With recent reports about sex-abuse cases in swimming bringing the issue under the microscope, the USOC appointed four-time Olympic cross-country skier Nina Kemppel to lead a 10-person task force, which expects to complete the project over the summer.
On Thursday, Kemppel told The Associated Press she hopes to produce a list of recommendations for the national governing bodies for the Olympic sports to follow.
"It's going to be a tool kit of best practices," she said. "For smaller NGBs, this picture may look very different than for larger NGBs. It's the key things of being really effective and promoting safe environments for kids."
There are more than 30 Olympic sports, and this marks the USOC's most concerted effort to offer some guidance.
"The top priority of the USOC and our national governing bodies is the safety of our athletes," USOC CEO Scott Blackmun said. "We want to take a comprehensive look at practices and guidelines in order to give sport organizations more resources to create positive training atmospheres and, above all, safe environments for all athletes."
At a meeting last week, the CEOs of the NGBs discussed best practices for conducting background checks on coaches.
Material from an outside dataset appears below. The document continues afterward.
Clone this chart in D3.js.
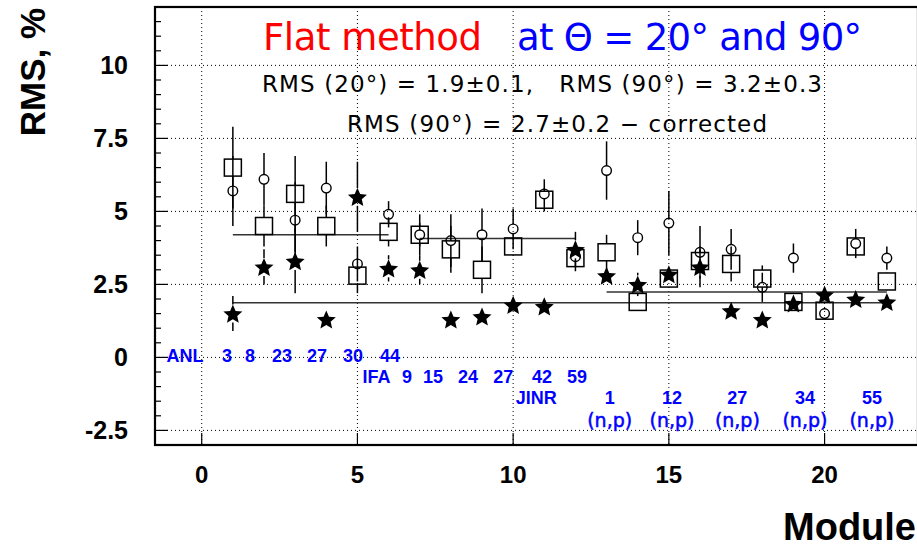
<!DOCTYPE html>
<html>
<head>
<meta charset="utf-8">
<script src="https://cdn.jsdelivr.net/npm/d3@7"></script>
<style>
  body { margin: 0; background: #fff; }
  svg { display: block; }
</style>
</head>
<body>
<svg id="chart" width="917" height="547"></svg>
<script>
// module numbers on the x axis
const modules = d3.range(1, 23);

// open circles (90 deg)
const circleVals = [5.7, 6.1, 4.7, 5.8, 3.2, 4.9, 4.2, 4.0, 4.2, 4.4, 5.6, 3.45, 6.4, 4.1, 4.6, 3.6, 3.7, 2.4, 3.4, 1.5, 3.9, 3.4];
const circleErrs = [1.2, 0.9, 1.3, 0.9, 0.6, 0.45, 0.7, 0.9, 0.9, 0.7, 0.5, 0.5, 1.0, 0.6, 1.1, 0.9, 0.7, 0.5, 0.5, 0.2, 0.5, 0.4];

// open squares (90 deg, corrected)
const squareVals = [6.5, 4.5, 5.6, 4.5, 2.8, 4.3, 4.2, 3.7, 3.0, 3.8, 5.4, 3.4, 3.6, 1.9, 2.7, 3.3, 3.2, 2.7, 1.9, 1.6, 3.8, 2.6];
const squareErrs = [1.4, 0.7, 1.3, 0.7, 0.6, 0.5, 0.4, 0.8, 0.8, 0.3, 0.4, 0.3, 0.6, 0.2, 0.3, 0.4, 0.6, 0.45, 0.2, 0.2, 0.3, 0.3];

// filled stars (20 deg)
const starVals = [1.5, 3.1, 3.3, 1.3, 5.5, 3.05, 3.0, 1.3, 1.4, 1.8, 1.75, 3.7, 2.8, 2.5, 2.85, 3.1, 1.6, 1.3, 1.85, 2.15, 2.0, 1.9];
const starErrs = [0.6, 0.6, 1.1, 0.2, 1.2, 0.45, 0.5, 0.2, 0.2, 0.3, 0.2, 0.6, 0.3, 0.4, 0.3, 0.7, 0.2, 0.2, 0.2, 0.3, 0.2, 0.2];

// flat fits: [from module, to module, value]
const fitLines = [[1, 6, 4.2], [7, 12, 4.07], [1, 22, 1.87], [13, 22, 2.24]];

const xTicks = [0, 5, 10, 15, 20];
const yTicks = [-2.5, 0, 2.5, 5, 7.5, 10];

// blue lab / module labels: [text, x (module units)]
const labRow1 = [["ANL", -0.54], ["3", 0.81], ["8", 1.55], ["23", 2.58], ["27", 3.70], ["30", 4.86], ["44", 6.05]];
const labRow2 = [["IFA", 5.61], ["9", 6.59], ["15", 7.43], ["24", 8.55], ["27", 9.68], ["42", 10.93], ["59", 12.05]];
const labRow3 = [["JINR", 10.74], ["1", 13.1], ["12", 15.1], ["27", 17.2], ["34", 19.37], ["55", 21.52]];
const labRow4 = [["(n,p)", 13.1], ["(n,p)", 15.1], ["(n,p)", 17.2], ["(n,p)", 19.37], ["(n,p)", 21.52]];
const labRowY = [-0.16, -0.88, -1.6, -2.38];

const svg = d3.select("#chart");
const frame = { left: 155, right: 918, top: 7, bottom: 445 };

const x = d3.scaleLinear().domain([-1.5, 23]).range([frame.left, frame.right]);
const y = d3.scaleLinear().domain([-3, 12]).range([frame.bottom, frame.top]);

const bold = "'Liberation Sans', Arial, Helvetica, sans-serif";
const thin = "'DejaVu Sans', Verdana, sans-serif";

// dotted grid
const grid = svg.append("g").attr("stroke", "#000").attr("stroke-width", 1)
  .attr("stroke-dasharray", "1,3");
grid.selectAll(".gx").data(xTicks).enter().append("line")
  .attr("x1", d => x(d)).attr("x2", d => x(d))
  .attr("y1", frame.top).attr("y2", frame.bottom);
grid.selectAll(".gy").data(yTicks).enter().append("line")
  .attr("x1", frame.left).attr("x2", frame.right)
  .attr("y1", d => y(d)).attr("y2", d => y(d));

// ticks inside the frame
const yMinor = d3.range(-3, 12.01, 0.5);
svg.append("g").selectAll("line").data(yMinor).enter().append("line")
  .attr("x1", frame.left).attr("x2", d => frame.left + (Math.abs(d % 2.5) < 1e-6 ? 13 : 6))
  .attr("y1", d => y(d)).attr("y2", d => y(d))
  .attr("stroke", "#000").attr("stroke-width", 1.2);
svg.append("g").selectAll("line").data(xTicks).enter().append("line")
  .attr("x1", d => x(d)).attr("x2", d => x(d))
  .attr("y1", frame.bottom).attr("y2", frame.bottom - 12)
  .attr("stroke", "#000").attr("stroke-width", 1.2);

// tick labels
svg.append("g").selectAll("text").data(yTicks).enter().append("text")
  .attr("x", 128).attr("y", d => y(d)).attr("dy", "0.36em")
  .attr("text-anchor", "end")
  .style("font", "bold 25px " + bold)
  .text(d => d);
svg.append("g").selectAll("text").data(xTicks).enter().append("text")
  .attr("x", d => x(d)).attr("y", 483)
  .attr("text-anchor", "middle")
  .style("font", "bold 24px " + bold)
  .text(d => d);

// axis titles
svg.append("text")
  .attr("transform", "translate(45,72) rotate(-90)")
  .attr("text-anchor", "middle")
  .style("font", "bold 35px " + bold)
  .text("RMS, %");
svg.append("text")
  .attr("x", 916).attr("y", 540)
  .attr("text-anchor", "end")
  .style("font", "bold 38px " + bold)
  .text("Module");

// fit lines
svg.append("g").selectAll("line").data(fitLines).enter().append("line")
  .attr("x1", d => x(d[0])).attr("x2", d => x(d[1]))
  .attr("y1", d => y(d[2])).attr("y2", d => y(d[2]))
  .attr("stroke", "#333").attr("stroke-width", 1.5);

// error bars with a gap around the marker
function errorBars(vals, errs, half) {
  const segs = [];
  vals.forEach((v, i) => {
    const cx = x(modules[i]), cy = y(v);
    const yt = y(v + errs[i]), yb = y(v - errs[i]);
    if (yt < cy - half) segs.push([cx, yt, cy - half]);
    if (yb > cy + half) segs.push([cx, cy + half, yb]);
  });
  svg.append("g").selectAll("line").data(segs).enter().append("line")
    .attr("x1", d => d[0]).attr("x2", d => d[0])
    .attr("y1", d => d[1]).attr("y2", d => d[2])
    .attr("stroke", "#000").attr("stroke-width", 1.5);
}

errorBars(squareVals, squareErrs, 8.5);
errorBars(circleVals, circleErrs, 4.8);
errorBars(starVals, starErrs, 9);

svg.append("g").selectAll("rect").data(squareVals).enter().append("rect")
  .attr("x", (d, i) => x(modules[i]) - 8.5).attr("y", d => y(d) - 8.5)
  .attr("width", 17).attr("height", 17)
  .attr("fill", "none").attr("stroke", "#000").attr("stroke-width", 1.5);

svg.append("g").selectAll("circle").data(circleVals).enter().append("circle")
  .attr("cx", (d, i) => x(modules[i])).attr("cy", d => y(d)).attr("r", 4.8)
  .attr("fill", "none").attr("stroke", "#000").attr("stroke-width", 1.4);

// fatter five-point star, like the ROOT marker
const fatStar = {
  draw(ctx, size) {
    const r = Math.sqrt(size), ri = r * 0.46;
    for (let k = 0; k < 10; k++) {
      const a = -Math.PI / 2 + k * Math.PI / 5, rr = k % 2 ? ri : r;
      if (k === 0) ctx.moveTo(rr * Math.cos(a), rr * Math.sin(a));
      else ctx.lineTo(rr * Math.cos(a), rr * Math.sin(a));
    }
    ctx.closePath();
  }
};
const star = d3.symbol().type(fatStar).size(100);
svg.append("g").selectAll("path").data(starVals).enter().append("path")
  .attr("transform", (d, i) => "translate(" + x(modules[i]) + "," + (y(d) + 1) + ")")
  .attr("d", star).attr("fill", "#000");

// blue labels
[labRow1, labRow2, labRow3].forEach((row, r) => {
  svg.append("g").selectAll("text").data(row).enter().append("text")
    .attr("x", d => x(d[1])).attr("y", y(labRowY[r]))
    .attr("text-anchor", "middle").attr("fill", "#0000ff")
    .style("font", "bold 18px " + bold)
    .text(d => d[0]);
});
svg.append("g").selectAll("text").data(labRow4).enter().append("text")
  .attr("x", d => x(d[1])).attr("y", y(labRowY[3]))
  .attr("text-anchor", "middle").attr("fill", "#0000ff")
  .attr("stroke", "#0000ff").attr("stroke-width", 0.5)
  .style("font", "19px " + thin)
  .text(d => d[0]);

// titles
svg.append("text").attr("x", 263).attr("y", 50)
  .attr("fill", "#ff0000").attr("textLength", 219)
  .style("font", "37px " + thin).text("Flat method");
svg.append("text").attr("x", 517).attr("y", 50)
  .attr("fill", "#0000ff").attr("textLength", 345)
  .style("font", "37px " + thin).text("at \u0398 = 20\u00b0 and 90\u00b0");
svg.append("text").attr("x", 262).attr("y", 92)
  .attr("fill", "#000").attr("textLength", 560)
  .style("font", "23px " + thin).style("white-space", "pre")
  .text("RMS (20\u00b0) = 1.9\u00b10.1,   RMS (90\u00b0) = 3.2\u00b10.3");
svg.append("text").attr("x", 347).attr("y", 132)
  .attr("fill", "#000").attr("textLength", 420)
  .style("font", "23px " + thin)
  .text("RMS (90\u00b0) = 2.7\u00b10.2 \u2212 corrected");

// frame
svg.append("rect")
  .attr("x", frame.left).attr("y", frame.top)
  .attr("width", frame.right - frame.left).attr("height", frame.bottom - frame.top)
  .attr("fill", "none").attr("stroke", "#000").attr("stroke-width", 2.2);
</script>
</body>
</html>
Background checks are a key part of any sex abuse prevention program, but they're imperfect because they mainly focus only on people who have been in the legal system.
Earlier this month, USA Swimming adopted parts of a seven-point plan designed to beef up its plan to protect children. Part of the plan was to publish a list of banned coaches; the list came out Wednesday and included former USA Swimming national team director Everett Uchiyama.
The USOC did not want its move portrayed as a direct reaction to the problems at USA Swimming, though Kemppel did acknowledge this is a good time to confront the issue.
"It's timely right now," she said. "The fact we haven't done this before doesn't mean it hasn't been on the top of people's minds. Now is an ideal time to look into it."
Also on the task force are a person from the insurance industry, a psychiatrist, a child-welfare lawyer and representatives from the national governing bodies, including figure skating and diving.